* BEGIN Material to process *

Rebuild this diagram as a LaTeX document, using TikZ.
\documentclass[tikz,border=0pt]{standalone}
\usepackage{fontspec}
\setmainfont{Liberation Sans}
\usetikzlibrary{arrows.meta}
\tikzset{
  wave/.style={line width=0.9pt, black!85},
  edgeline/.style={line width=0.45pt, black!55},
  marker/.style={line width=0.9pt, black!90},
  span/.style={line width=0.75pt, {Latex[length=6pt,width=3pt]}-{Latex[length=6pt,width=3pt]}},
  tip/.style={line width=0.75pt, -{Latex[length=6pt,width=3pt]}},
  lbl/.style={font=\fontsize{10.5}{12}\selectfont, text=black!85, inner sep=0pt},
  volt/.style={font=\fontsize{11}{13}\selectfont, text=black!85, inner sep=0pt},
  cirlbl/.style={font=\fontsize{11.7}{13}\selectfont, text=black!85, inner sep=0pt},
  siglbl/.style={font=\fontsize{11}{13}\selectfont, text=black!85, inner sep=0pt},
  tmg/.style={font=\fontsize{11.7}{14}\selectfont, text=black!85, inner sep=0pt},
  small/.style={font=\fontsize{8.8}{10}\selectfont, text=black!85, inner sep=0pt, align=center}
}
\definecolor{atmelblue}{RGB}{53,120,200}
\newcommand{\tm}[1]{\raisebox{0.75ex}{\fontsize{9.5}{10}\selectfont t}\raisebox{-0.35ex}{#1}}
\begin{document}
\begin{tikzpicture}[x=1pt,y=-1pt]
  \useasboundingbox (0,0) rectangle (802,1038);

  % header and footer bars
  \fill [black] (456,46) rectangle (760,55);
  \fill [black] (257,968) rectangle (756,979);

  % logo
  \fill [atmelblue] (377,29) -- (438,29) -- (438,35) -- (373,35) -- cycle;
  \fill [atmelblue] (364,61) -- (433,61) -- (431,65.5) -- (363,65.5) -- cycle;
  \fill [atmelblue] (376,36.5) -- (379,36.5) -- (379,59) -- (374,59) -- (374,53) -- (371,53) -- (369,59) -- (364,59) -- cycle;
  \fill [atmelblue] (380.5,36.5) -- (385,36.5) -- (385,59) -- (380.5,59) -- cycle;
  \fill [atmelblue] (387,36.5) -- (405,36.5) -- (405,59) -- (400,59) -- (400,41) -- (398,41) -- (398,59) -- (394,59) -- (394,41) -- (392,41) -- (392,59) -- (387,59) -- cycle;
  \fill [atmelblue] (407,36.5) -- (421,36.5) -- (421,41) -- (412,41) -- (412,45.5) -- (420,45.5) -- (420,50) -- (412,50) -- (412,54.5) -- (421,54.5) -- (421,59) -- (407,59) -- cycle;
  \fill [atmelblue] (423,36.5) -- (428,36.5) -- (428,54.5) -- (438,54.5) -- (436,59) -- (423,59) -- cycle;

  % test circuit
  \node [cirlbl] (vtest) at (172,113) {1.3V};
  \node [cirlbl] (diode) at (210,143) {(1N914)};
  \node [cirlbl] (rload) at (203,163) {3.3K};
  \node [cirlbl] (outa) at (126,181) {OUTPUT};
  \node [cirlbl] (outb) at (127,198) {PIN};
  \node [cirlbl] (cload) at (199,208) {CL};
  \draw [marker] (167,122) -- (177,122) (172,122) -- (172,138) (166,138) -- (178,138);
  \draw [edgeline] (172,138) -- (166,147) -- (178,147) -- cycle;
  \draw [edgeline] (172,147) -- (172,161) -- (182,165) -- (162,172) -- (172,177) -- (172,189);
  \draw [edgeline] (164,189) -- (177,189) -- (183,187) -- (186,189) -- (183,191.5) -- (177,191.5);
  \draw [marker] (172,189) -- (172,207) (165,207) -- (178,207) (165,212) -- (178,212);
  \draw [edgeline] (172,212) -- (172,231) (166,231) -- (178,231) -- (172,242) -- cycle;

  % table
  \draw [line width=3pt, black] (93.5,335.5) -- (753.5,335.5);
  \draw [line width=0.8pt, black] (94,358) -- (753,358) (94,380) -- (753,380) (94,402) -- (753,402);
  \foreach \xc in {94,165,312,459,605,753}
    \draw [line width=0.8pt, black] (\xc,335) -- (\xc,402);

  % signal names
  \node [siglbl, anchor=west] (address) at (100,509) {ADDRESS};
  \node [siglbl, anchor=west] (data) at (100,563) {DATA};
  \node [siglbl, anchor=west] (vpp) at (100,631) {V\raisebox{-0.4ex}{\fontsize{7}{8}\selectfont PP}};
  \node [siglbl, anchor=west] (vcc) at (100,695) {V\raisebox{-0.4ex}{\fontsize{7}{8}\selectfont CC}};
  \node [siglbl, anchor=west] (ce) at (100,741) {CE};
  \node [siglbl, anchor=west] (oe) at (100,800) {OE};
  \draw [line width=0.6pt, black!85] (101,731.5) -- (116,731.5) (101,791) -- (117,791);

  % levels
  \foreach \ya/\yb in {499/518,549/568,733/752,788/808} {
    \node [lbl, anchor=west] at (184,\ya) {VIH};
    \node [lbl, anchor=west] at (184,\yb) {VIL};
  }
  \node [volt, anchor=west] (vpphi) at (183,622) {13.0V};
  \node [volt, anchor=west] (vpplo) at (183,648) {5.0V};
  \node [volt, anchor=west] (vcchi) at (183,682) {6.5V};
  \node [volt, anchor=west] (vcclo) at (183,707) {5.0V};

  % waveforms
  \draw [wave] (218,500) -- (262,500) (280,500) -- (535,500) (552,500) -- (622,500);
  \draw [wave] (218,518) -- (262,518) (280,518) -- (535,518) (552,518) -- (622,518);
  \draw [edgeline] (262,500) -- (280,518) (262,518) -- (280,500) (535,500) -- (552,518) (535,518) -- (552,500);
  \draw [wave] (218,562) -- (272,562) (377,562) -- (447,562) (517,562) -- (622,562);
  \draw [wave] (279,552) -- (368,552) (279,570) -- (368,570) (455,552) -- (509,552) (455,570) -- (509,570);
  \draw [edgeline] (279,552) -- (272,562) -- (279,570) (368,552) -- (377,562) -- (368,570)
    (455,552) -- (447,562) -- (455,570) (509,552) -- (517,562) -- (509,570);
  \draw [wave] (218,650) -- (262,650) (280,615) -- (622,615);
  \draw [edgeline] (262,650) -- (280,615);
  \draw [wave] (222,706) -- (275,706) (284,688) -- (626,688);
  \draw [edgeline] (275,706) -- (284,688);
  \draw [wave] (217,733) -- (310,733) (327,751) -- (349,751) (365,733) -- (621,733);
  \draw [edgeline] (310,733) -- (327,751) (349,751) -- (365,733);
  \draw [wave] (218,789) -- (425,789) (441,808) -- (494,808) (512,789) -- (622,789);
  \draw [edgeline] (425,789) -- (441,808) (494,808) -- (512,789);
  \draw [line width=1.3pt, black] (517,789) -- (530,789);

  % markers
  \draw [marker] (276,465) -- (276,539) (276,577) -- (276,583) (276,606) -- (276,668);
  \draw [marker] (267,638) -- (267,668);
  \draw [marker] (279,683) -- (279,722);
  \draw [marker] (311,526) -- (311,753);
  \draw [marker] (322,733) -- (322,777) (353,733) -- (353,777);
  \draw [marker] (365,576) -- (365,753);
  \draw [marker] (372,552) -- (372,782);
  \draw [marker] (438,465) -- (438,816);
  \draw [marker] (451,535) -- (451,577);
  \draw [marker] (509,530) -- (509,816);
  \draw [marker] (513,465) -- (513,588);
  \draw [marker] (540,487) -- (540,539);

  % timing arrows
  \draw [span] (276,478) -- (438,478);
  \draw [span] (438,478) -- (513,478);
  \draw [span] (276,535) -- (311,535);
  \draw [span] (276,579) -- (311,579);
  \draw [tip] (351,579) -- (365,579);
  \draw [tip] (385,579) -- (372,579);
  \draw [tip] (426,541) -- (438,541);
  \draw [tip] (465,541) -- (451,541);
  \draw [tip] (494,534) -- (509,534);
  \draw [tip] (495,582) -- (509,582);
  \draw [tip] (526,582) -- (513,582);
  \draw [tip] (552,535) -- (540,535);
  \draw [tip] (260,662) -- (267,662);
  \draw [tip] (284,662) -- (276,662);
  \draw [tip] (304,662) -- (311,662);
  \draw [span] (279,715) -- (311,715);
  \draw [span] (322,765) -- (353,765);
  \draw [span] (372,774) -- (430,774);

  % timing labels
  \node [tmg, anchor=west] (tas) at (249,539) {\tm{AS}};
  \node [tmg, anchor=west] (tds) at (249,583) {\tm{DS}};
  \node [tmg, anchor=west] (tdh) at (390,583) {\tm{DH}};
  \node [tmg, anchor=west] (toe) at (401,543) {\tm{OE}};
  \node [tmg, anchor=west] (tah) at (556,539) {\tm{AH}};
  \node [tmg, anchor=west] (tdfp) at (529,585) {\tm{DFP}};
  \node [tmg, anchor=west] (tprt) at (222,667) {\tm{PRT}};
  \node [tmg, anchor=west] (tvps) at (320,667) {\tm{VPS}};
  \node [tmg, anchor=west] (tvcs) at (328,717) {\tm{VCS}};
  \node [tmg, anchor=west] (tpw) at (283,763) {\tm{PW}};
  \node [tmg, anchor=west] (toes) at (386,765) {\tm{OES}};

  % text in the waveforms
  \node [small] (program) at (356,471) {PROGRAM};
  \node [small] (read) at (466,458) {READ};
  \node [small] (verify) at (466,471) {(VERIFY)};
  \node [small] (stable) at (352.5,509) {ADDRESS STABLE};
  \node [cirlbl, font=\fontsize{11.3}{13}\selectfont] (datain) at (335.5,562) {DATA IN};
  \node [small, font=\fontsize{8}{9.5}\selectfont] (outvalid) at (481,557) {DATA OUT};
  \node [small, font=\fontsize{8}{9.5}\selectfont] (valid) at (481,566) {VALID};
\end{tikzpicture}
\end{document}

* END Material to process *
* BEGIN Material to process *

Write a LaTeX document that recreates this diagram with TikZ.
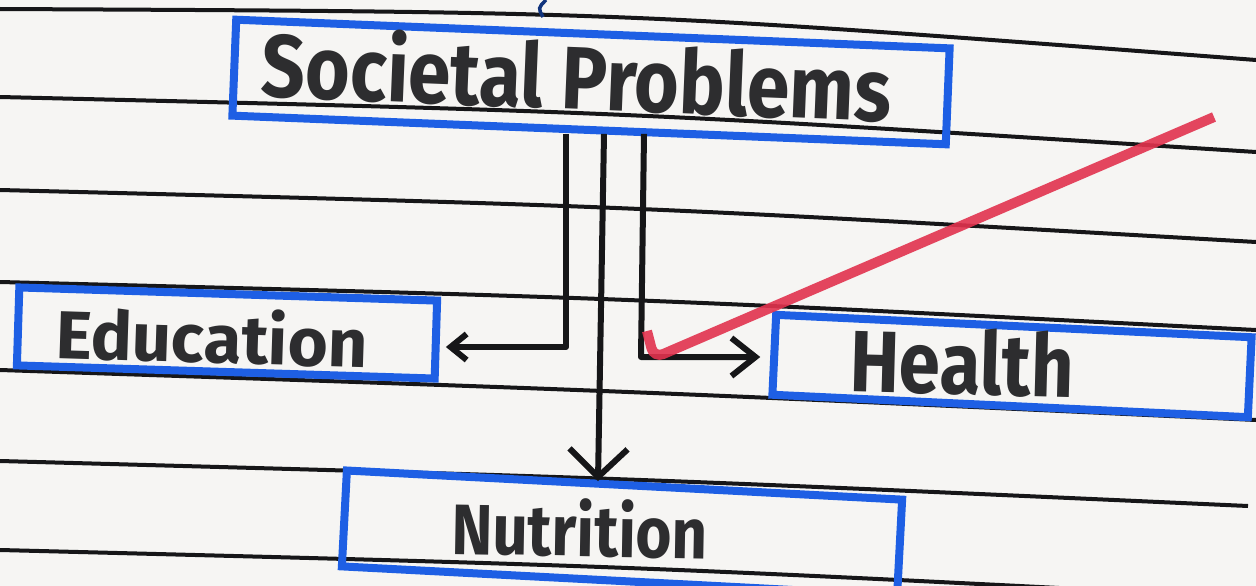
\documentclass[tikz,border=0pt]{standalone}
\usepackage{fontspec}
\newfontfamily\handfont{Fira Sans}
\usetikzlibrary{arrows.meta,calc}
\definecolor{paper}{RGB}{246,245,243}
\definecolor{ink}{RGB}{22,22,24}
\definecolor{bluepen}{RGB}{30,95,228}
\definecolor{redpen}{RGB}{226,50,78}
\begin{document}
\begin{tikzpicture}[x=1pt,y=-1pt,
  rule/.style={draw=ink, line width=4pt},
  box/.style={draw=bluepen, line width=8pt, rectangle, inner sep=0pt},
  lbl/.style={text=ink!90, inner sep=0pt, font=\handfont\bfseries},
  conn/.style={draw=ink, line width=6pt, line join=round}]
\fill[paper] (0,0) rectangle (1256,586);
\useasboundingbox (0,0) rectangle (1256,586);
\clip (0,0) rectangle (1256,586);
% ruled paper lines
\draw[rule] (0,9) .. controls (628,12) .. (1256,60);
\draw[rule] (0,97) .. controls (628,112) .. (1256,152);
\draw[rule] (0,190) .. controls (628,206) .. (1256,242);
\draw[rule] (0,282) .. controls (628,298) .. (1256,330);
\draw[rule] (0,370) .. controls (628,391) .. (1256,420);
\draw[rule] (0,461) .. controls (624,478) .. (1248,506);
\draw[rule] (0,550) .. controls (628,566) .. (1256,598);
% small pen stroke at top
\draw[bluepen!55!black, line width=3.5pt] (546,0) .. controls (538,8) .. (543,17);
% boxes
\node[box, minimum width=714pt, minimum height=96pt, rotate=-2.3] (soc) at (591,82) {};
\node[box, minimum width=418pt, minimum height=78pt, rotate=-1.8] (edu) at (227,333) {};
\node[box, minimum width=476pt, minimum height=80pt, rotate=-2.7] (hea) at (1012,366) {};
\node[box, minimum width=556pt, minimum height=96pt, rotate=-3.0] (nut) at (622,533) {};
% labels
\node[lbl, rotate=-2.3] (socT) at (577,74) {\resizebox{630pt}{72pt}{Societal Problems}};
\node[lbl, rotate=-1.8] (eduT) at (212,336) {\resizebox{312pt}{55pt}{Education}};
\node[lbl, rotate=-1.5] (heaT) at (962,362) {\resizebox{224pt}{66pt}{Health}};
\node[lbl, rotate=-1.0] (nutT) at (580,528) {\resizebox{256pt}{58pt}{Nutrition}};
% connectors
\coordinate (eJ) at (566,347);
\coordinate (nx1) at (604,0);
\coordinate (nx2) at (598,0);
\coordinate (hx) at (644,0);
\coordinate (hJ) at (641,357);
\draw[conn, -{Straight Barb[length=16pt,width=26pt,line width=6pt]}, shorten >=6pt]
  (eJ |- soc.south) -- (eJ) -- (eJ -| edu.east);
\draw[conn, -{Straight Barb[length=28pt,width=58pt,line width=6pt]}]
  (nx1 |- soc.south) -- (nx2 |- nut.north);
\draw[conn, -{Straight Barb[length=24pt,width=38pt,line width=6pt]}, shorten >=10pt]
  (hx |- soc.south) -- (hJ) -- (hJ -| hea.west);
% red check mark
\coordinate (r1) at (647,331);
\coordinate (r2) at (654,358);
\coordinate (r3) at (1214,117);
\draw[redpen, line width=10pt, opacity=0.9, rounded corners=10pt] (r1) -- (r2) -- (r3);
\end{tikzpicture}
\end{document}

* END Material to process *
* BEGIN Material to process *

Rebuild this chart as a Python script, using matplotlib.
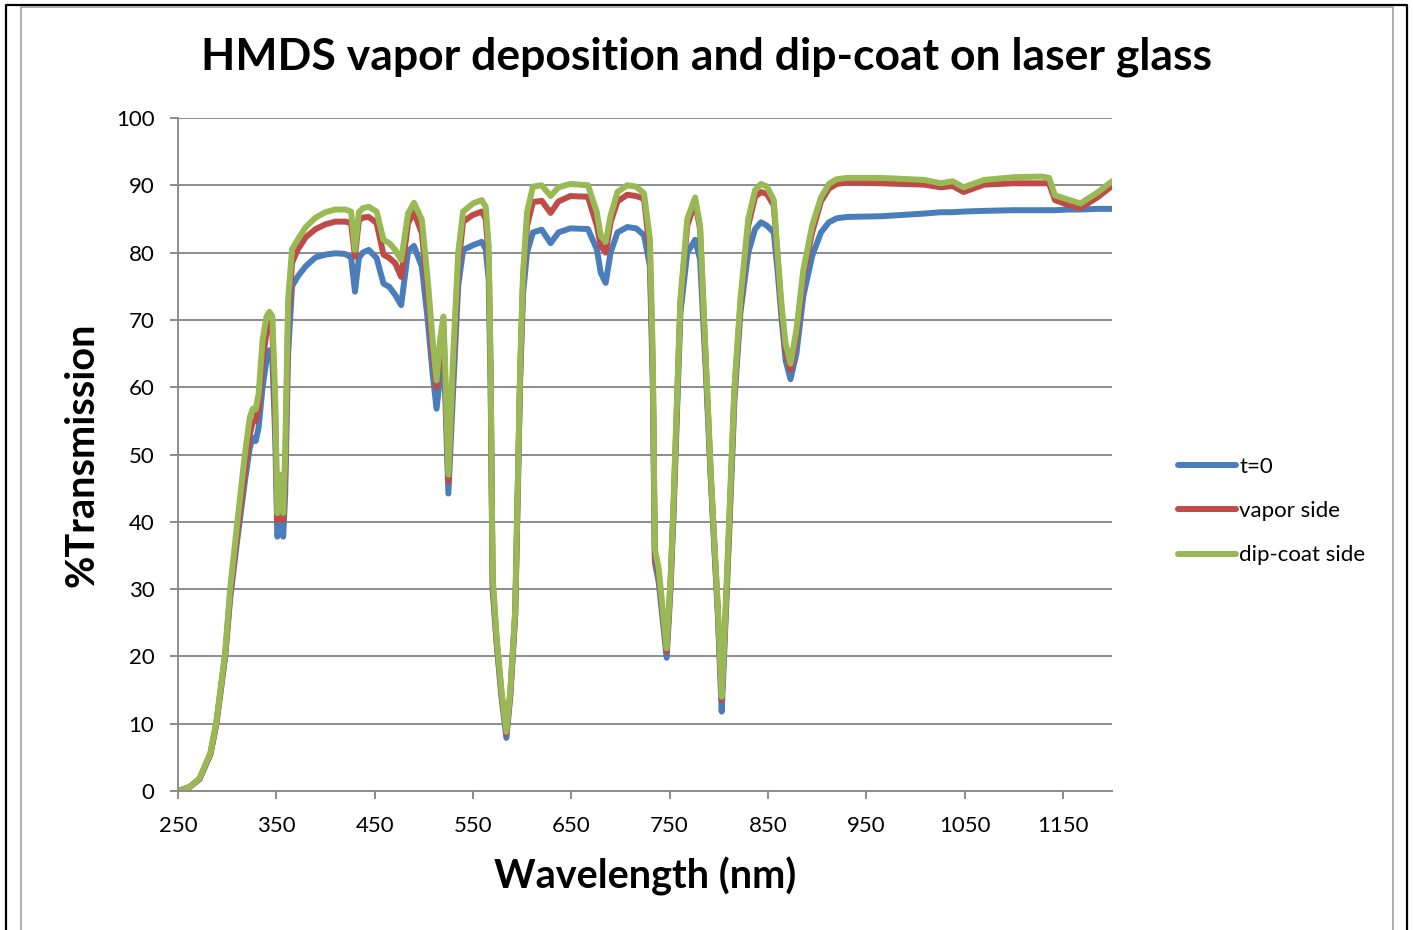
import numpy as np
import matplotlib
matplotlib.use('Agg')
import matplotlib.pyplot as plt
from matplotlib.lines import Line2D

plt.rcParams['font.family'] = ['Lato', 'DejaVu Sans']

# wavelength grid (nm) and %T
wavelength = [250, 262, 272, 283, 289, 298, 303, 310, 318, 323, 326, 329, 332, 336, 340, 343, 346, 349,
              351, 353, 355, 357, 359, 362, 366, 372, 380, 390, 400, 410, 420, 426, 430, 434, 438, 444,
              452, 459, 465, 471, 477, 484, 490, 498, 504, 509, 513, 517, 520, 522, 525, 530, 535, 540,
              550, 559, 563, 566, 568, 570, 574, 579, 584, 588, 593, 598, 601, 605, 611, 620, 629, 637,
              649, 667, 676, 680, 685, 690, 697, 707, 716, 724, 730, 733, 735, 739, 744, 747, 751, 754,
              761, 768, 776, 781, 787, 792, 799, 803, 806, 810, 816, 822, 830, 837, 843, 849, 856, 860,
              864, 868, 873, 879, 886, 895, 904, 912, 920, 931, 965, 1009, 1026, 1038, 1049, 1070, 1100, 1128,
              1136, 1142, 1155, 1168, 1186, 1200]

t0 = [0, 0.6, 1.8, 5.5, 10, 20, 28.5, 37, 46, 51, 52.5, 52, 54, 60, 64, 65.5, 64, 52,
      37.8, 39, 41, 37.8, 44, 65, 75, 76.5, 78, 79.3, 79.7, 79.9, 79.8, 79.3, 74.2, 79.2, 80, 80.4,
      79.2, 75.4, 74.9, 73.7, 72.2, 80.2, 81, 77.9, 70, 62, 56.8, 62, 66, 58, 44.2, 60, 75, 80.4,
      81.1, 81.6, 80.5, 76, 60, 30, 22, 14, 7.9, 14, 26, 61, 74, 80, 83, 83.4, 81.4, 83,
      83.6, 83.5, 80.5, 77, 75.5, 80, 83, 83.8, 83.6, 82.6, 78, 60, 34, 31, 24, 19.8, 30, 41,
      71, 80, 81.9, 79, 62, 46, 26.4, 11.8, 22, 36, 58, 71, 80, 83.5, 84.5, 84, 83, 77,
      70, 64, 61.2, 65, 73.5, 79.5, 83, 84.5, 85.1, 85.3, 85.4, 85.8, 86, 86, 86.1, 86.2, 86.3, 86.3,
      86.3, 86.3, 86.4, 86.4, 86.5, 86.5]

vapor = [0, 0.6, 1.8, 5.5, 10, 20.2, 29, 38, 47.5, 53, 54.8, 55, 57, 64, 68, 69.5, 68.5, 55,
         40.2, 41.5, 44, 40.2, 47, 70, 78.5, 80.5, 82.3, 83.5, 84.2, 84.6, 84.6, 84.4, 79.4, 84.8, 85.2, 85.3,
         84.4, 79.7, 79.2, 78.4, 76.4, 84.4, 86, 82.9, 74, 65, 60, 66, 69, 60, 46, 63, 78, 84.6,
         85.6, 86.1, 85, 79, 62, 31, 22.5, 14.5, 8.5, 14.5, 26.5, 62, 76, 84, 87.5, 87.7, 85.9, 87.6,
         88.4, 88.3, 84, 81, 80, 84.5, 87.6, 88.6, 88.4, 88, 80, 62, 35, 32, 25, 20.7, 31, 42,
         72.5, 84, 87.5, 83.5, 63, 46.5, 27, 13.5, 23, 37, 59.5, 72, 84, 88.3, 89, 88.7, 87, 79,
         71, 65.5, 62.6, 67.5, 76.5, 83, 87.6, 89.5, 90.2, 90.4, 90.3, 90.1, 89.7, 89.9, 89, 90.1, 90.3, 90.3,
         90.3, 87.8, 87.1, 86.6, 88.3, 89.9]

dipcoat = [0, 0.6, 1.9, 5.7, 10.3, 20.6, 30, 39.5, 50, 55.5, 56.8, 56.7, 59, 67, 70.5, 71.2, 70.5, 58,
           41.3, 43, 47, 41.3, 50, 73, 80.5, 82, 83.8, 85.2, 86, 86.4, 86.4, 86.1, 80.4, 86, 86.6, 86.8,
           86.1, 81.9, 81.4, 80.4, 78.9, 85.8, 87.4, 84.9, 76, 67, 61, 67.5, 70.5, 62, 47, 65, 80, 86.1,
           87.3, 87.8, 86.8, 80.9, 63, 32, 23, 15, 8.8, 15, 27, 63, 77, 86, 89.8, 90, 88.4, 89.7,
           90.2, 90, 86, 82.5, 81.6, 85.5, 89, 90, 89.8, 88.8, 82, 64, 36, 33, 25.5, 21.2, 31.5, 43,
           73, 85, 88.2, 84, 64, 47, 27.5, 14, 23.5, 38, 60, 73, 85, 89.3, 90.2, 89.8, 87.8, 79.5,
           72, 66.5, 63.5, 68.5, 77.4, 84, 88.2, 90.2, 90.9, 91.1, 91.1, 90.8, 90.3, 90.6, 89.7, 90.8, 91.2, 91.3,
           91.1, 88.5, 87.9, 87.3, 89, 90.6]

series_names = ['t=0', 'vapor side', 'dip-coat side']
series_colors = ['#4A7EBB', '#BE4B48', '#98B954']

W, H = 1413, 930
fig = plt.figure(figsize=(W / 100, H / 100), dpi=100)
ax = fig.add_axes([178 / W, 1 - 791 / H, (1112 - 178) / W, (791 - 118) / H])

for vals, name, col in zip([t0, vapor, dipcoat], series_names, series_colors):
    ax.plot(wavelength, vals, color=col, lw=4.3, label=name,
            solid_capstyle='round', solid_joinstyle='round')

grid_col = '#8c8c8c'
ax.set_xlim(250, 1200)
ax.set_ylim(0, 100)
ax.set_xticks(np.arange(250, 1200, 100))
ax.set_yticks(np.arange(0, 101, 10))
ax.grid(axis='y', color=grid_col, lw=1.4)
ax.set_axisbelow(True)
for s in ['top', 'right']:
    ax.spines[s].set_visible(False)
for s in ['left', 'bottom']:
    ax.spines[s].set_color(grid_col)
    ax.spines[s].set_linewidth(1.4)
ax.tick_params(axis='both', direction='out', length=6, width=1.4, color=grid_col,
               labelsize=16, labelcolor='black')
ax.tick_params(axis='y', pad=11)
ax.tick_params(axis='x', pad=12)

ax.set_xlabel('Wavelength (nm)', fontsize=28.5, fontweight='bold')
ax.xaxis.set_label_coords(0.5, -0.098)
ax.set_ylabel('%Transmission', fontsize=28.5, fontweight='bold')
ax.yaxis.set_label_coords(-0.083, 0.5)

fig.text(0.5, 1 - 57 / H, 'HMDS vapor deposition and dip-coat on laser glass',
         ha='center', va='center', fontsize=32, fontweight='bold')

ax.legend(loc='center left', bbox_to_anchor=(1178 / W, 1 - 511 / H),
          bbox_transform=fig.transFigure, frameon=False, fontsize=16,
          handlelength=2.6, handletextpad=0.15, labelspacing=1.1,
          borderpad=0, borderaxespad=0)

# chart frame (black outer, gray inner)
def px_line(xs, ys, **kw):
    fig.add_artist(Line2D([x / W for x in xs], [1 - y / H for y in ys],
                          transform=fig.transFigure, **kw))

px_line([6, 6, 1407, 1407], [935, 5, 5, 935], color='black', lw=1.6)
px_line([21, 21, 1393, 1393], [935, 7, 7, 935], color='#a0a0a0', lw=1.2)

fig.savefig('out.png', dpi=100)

* END Material to process *

From the listing above, repeat only the lines between the line containing "Rebuild this chart" and the line containing "plt.rcParams['font.family'] = ['Lato', 'DejaVu", those two included. Pictures are not part of the copy.

Rebuild this chart as a Python script, using matplotlib.
import numpy as np
import matplotlib
matplotlib.use('Agg')
import matplotlib.pyplot as plt
from matplotlib.lines import Line2D

plt.rcParams['font.family'] = ['Lato', 'DejaVu Sans']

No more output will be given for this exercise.